One Way Inbound Anchor Text Links

Article by Rod Bradley
June 6, 2013

As search engines have matured, they have started identifying more metrics for determining rankings. One metric that stood out among the rest was link relevancy. Link relevancy is determined by both the content of the source page and the content of the anchor text. It is a natural phenomenon that occurs when people link out to other content on the web.

This is most easily understood with an example. Imagine that someone writes a blog about whiteboard markers. Ever inclined to learn more about their passion, they spend part of their day reading what other people online have to say about whiteboard markers. Now imagine that while reading on their favorite topic, the dry erase marker enthusiast finds an article about the psychological effects of marker color choice. Excited, she goes back to her website to blog about the article so her friends can read about it.

When she writes the blog post and links to the article, she gets to choose the anchor text for the link pointing at the article. She could choose something like “click here,” but more likely, she will choose something that it is relevant to the article. In this case, she chooses “psychological effects of marker color choice.” Someone else who links to the same article might use the link anchor text, “marker color choice and its effect on the brain.”

This human-powered information is essential to modern-day search engines. The search engines can use it to determine what the target page is about and thus, which queries it should be relevant for. These descriptions are relatively unbiased and produced by real people. This metric, in combination with complicated natural language processing, makes up the lion’s share of link relevancy indicators online.

Other important link relevancy indicators are link sources and information hierarchy. For example, the search engines can also use the fact that someone linked to the whiteboard marker article from a blog about whiteboard markers to supplement their algorithm’s understanding of the given page’s relevancy. Similarly, the engines can use the fact that the original article was located at the URL www.example.com/vision/color/ to determine the high-level positioning and relevancy of the content.

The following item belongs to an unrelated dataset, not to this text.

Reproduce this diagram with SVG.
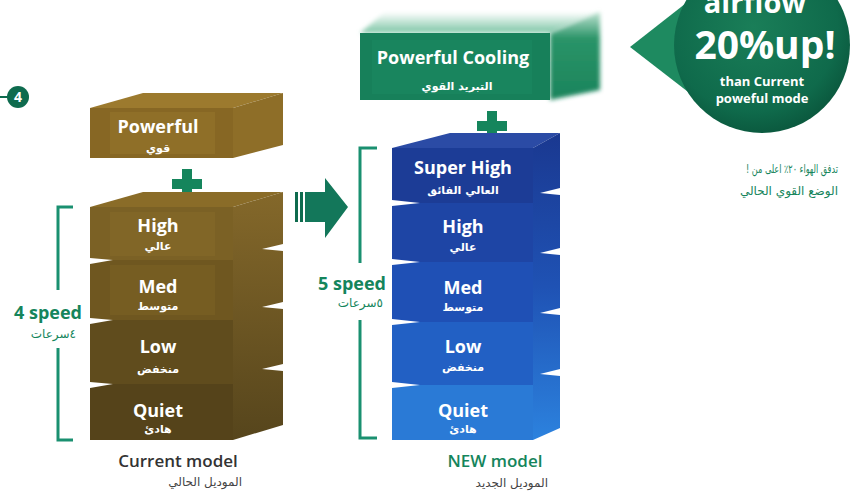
<svg xmlns="http://www.w3.org/2000/svg" width="865" height="491" viewBox="0 0 865 491">
<defs>
<style>
.lbl{font-family:"Open Sans","DejaVu Sans",sans-serif;font-weight:700;font-size:18px;fill:#fff;text-anchor:middle}
.ar{font-family:"DejaVu Sans","Noto Sans",sans-serif;font-weight:700;font-size:11px;fill:#fff;text-anchor:middle}
.grn{fill:#15855c}
.brk{fill:none;stroke:#1a9070;stroke-width:3}
.notch{fill:#fff}
.cap{font-family:"Open Sans","DejaVu Sans",sans-serif;font-size:17px;font-weight:600;text-anchor:middle}
</style>
<linearGradient id="gTop" x1="0" y1="1" x2="0" y2="0">
<stop offset="0" stop-color="#7cc5a5"/><stop offset="1" stop-color="#ffffff"/>
</linearGradient>
<linearGradient id="gRightG" x1="0" y1="0" x2="0" y2="1">
<stop offset="0" stop-color="#bfe3d2"/><stop offset="0.3" stop-color="#2a9468"/><stop offset="1" stop-color="#1b845c"/>
</linearGradient>
<linearGradient id="gBlueR" x1="0" y1="0" x2="0" y2="1">
<stop offset="0" stop-color="#1a3890"/><stop offset="0.5" stop-color="#1f52b4"/><stop offset="1" stop-color="#2c82de"/>
</linearGradient>
<linearGradient id="gBrownR" x1="0" y1="0" x2="0" y2="1">
<stop offset="0" stop-color="#84682a"/><stop offset="1" stop-color="#56451c"/>
</linearGradient>
<radialGradient id="gCirc" cx="0.45" cy="0.4" r="0.6">
<stop offset="0" stop-color="#1a7e58"/><stop offset="0.8" stop-color="#0f6a4b"/><stop offset="1" stop-color="#0b5a3f"/>
</radialGradient>
<filter id="soft" x="-10%" y="-30%" width="120%" height="160%"><feGaussianBlur stdDeviation="2"/></filter>
</defs>
<rect width="865" height="491" fill="#fff"/>

<g id="badge-4">
<line x1="0" y1="97" x2="8" y2="97" stroke="#0e6b4e" stroke-width="2"/>
<circle cx="18" cy="97" r="11" fill="#0e6b4e"/>
<text x="18" y="102" font-family="Open Sans, DejaVu Sans, sans-serif" font-weight="700" font-size="14" fill="#fff" text-anchor="middle">4</text>
</g>

<!-- Left current model -->
<g id="current-powerful">
<polygon points="90,108 143,93 283,93 233,108" fill="#9c7a2e"/>
<polygon points="233,108 283,93 283,145 233,158" fill="#8e6e28"/>
<rect x="90" y="108" width="143" height="50" fill="#876724"/>
<rect x="110" y="112" width="105" height="42" fill="#94742c" opacity="0.6"/>
<text class="lbl" x="158" y="133">Powerful</text>
<text class="ar" x="158" y="152">قوي</text>
</g>
<g id="plus-left">
<rect x="172" y="179" width="30" height="10" class="grn"/>
<rect x="182" y="169" width="10" height="30" class="grn"/>
</g>
<g id="current-stack">
<polygon points="90,207 143,192 283,192 233,207" fill="#8a6c28"/>
<polygon points="233,207 283,192 283,425 233,440" fill="url(#gBrownR)"/>
<g id="current-high">
<rect x="90" y="207" width="143" height="53" fill="#7b6125"/>
<rect x="110" y="212" width="105" height="44" fill="#86692a" opacity="0.6"/>
<text class="lbl" x="158" y="232">High</text>
<text class="ar" x="158" y="250">عالي</text>
</g>
<g id="current-med">
<rect x="90" y="260" width="143" height="60" fill="#6f5720"/>
<rect x="110" y="265" width="105" height="50" fill="#7b6025" opacity="0.6"/>
<text class="lbl" x="158" y="293">Med</text>
<text class="ar" x="158" y="310">متوسط</text>
</g>
<g id="current-low">
<rect x="90" y="320" width="143" height="64" fill="#604c1d"/>
<text class="lbl" x="158" y="353">Low</text>
<text class="ar" x="158" y="373">منخفض</text>
</g>
<g id="current-quiet">
<rect x="90" y="384" width="143" height="56" fill="#55431a"/>
<text class="lbl" x="158" y="417">Quiet</text>
<text class="ar" x="158" y="433">هادئ</text>
</g>
<polygon class="notch" points="90,258 113,260 90,264"/>
<polygon class="notch" points="90,318 113,320 90,324"/>
<polygon class="notch" points="90,382 113,384 90,388"/>
<polygon class="notch" points="283,244 262,249 283,251"/>
<polygon class="notch" points="283,302 262,307 283,309"/>
<polygon class="notch" points="283,364 262,369 283,371"/>
</g>
<g id="bracket-left">
<polyline class="brk" points="73,207 58,207 58,290"/>
<polyline class="brk" points="58,348 58,440 73,440"/>
<text x="82" y="319" font-family="Open Sans, DejaVu Sans, sans-serif" font-weight="700" font-size="18" text-anchor="end" class="grn">4 speed</text>
<text x="76" y="338" font-family="DejaVu Sans, sans-serif" font-size="12" text-anchor="end" class="grn">٤سرعات</text>
</g>
<text class="cap" x="178" y="467" fill="#333">Current model</text>
<text x="242" y="486" font-family="DejaVu Sans, sans-serif" font-size="12" text-anchor="end" fill="#444">الموديل الحالي</text>

<!-- Arrow -->
<g id="connectors">
<rect x="295" y="192" width="3" height="30" fill="#0e6b4e"/>
<rect x="300" y="192" width="3" height="30" fill="#0e6b4e"/>
<polygon points="305,192 325,192 325,178 348,207 325,238 325,222 305,222" fill="#13775a"/>
</g>

<!-- New model -->
<g id="new-powerful-cooling">
<polygon points="360,33 385,12 600,12 550,33" fill="url(#gTop)" filter="url(#soft)"/>
<polygon points="550,33 600,12 600,90 550,100" fill="url(#gRightG)" filter="url(#soft)"/>
<rect x="360" y="33" width="190" height="67" fill="#17805a"/>
<rect x="372" y="40" width="160" height="54" fill="#1b8a61" opacity="0.5"/>
<text class="lbl" x="453" y="64">Powerful Cooling</text>
<text class="ar" x="457" y="90">التبريد القوي</text>
</g>
<g id="plus-right">
<rect x="477" y="121" width="30" height="10" class="grn"/>
<rect x="487" y="111" width="10" height="30" class="grn"/>
</g>
<g id="new-stack">
<polygon points="392,148 450,133 560,133 533,148" fill="#2b4ba5"/>
<polygon points="533,148 560,133 560,428 533,440" fill="url(#gBlueR)"/>
<g id="new-superhigh">
<rect x="392" y="148" width="141" height="55" fill="#1c3c96"/>
<text class="lbl" x="463" y="174">Super High</text>
<text class="ar" x="463" y="194">العالي الفائق</text>
</g>
<g id="new-high">
<rect x="392" y="203" width="141" height="59" fill="#1e45a5"/>
<text class="lbl" x="463" y="233">High</text>
<text class="ar" x="463" y="251">عالي</text>
</g>
<g id="new-med">
<rect x="392" y="262" width="141" height="60" fill="#1f50b5"/>
<text class="lbl" x="463" y="294">Med</text>
<text class="ar" x="463" y="311">متوسط</text>
</g>
<g id="new-low">
<rect x="392" y="322" width="141" height="63" fill="#2260c4"/>
<text class="lbl" x="463" y="353">Low</text>
<text class="ar" x="463" y="371">منخفض</text>
</g>
<g id="new-quiet">
<rect x="392" y="385" width="141" height="55" fill="#2a7ad6"/>
<text class="lbl" x="463" y="417">Quiet</text>
<text class="ar" x="463" y="433">هادئ</text>
</g>
<polygon class="notch" points="392,200 420,203 392,206"/>
<polygon class="notch" points="392,259 420,262 392,265"/>
<polygon class="notch" points="392,319 420,322 392,325"/>
<polygon class="notch" points="392,382 420,385 392,388"/>
<polygon class="notch" points="560,188 540,193 560,195"/>
<polygon class="notch" points="560,248 540,253 560,255"/>
<polygon class="notch" points="560,308 540,313 560,315"/>
<polygon class="notch" points="560,369 540,374 560,376"/>
</g>
<g id="bracket-right">
<polyline class="brk" points="377,148 360,148 360,263"/>
<polyline class="brk" points="360,320 360,438 377,438"/>
<text x="386" y="290" font-family="Open Sans, DejaVu Sans, sans-serif" font-weight="700" font-size="18" text-anchor="end" class="grn">5 speed</text>
<text x="383" y="307" font-family="DejaVu Sans, sans-serif" font-size="12" text-anchor="end" class="grn">٥سرعات</text>
</g>
<text class="cap" x="495" y="467" fill="#15855c" font-weight="700">NEW model</text>
<text x="548" y="487" font-family="DejaVu Sans, sans-serif" font-size="12" text-anchor="end" fill="#444">الموديل الجديد</text>

<!-- Bubble -->
<g id="airflow-bubble">
<polygon points="630,47 690,0 705,105" fill="#1e8a60"/>
<circle cx="762" cy="45" r="88" fill="url(#gCirc)"/>
<text x="755" y="13" font-family="Open Sans, DejaVu Sans, sans-serif" font-weight="700" font-size="29" fill="#fff" text-anchor="middle">airflow</text>
<text x="765" y="59" font-family="Open Sans, DejaVu Sans, sans-serif" font-weight="700" font-size="39" fill="#fff" text-anchor="middle">20%up!</text>
<text x="762" y="86" font-family="Open Sans, DejaVu Sans, sans-serif" font-weight="700" font-size="13" fill="#fff" text-anchor="middle">than Current</text>
<text x="762" y="103" font-family="Open Sans, DejaVu Sans, sans-serif" font-weight="700" font-size="13" fill="#fff" text-anchor="middle">poweful mode</text>
</g>
<g id="airflow-arabic">
<text x="838" y="173" font-family="DejaVu Sans, sans-serif" font-size="12" text-anchor="end" class="grn" textLength="92" lengthAdjust="spacingAndGlyphs">تدفق الهواء ٢٠٪ اعلى من !&#x200F;</text>
<text x="838" y="195" font-family="DejaVu Sans, sans-serif" font-size="12" text-anchor="end" class="grn">الوضع القوي الحالي</text>
</g>
</svg>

With the Penguin update, Google began to look more closely at keywords in anchor text. If too many of a site’s inbound links contain the exact same anchor text, it can start to appear suspicious, and is often a sign that the links weren’t acquired naturally. In general, it’s still a best practice to obtain keyword- and topic-specific anchor text when possible. However, SEOs may get better results by striving for a variety of anchor text rather than the same keyword each time.